In the third Work Package, under the heading of financial globalization, the network contributed a large dataset of capital flows between 1880 and World War I, disaggregated by recipient nations and industries. This dataset was the basis for a number of papers, namely, on the drivers of foreign capital to emerging nations and on the relation between sovereign debt crises and credit rationing to firms in defaulting nations. Another novel dataset gathers data on the European housing market since 1970 and uncovers the short- and long-run dynamics of the real estate market in the future EMU member states. In particular, this study shows that demand patterns for housing (e.g. driven by demographic trends) converged early in the process of European integration, contrary to supply forces, namely regulation.
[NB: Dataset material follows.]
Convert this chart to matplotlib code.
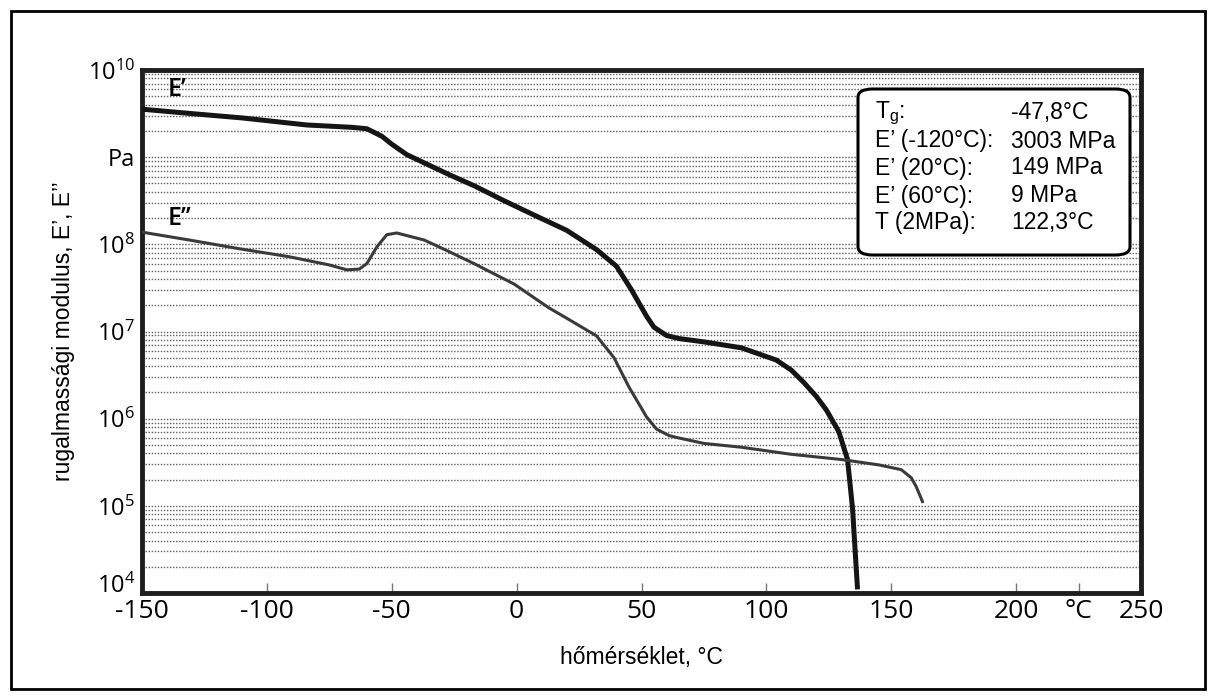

From this emerges a new history-based explanation for Germany’s unusually stable real estate market in the European context and a new awareness of the importance of harmonizing housing regulations within the EMU. A separate study in this project connects international labour mobility and real estate, by confirming a well-known conjecture about the link between the rate of home ownership and local unemployment.
The origins of financial regulation are studied in two projects on the political economy of US banking regulation since the 1970s and on the origins of credit rating agencies also in the US. The latter study reveals how private firms initially competed with federal regulators for providing ratings on corporate borrowers, but later gained a monopoly on ratings, endorsed by the same regulators. Another project deals with regulatory capture in the early British railway boom of the 1840s. Using network analysis, this project shows that British politicians favoured railway projects in which they or their voters had a vested interest, which were not necessarily the lines with greater social value.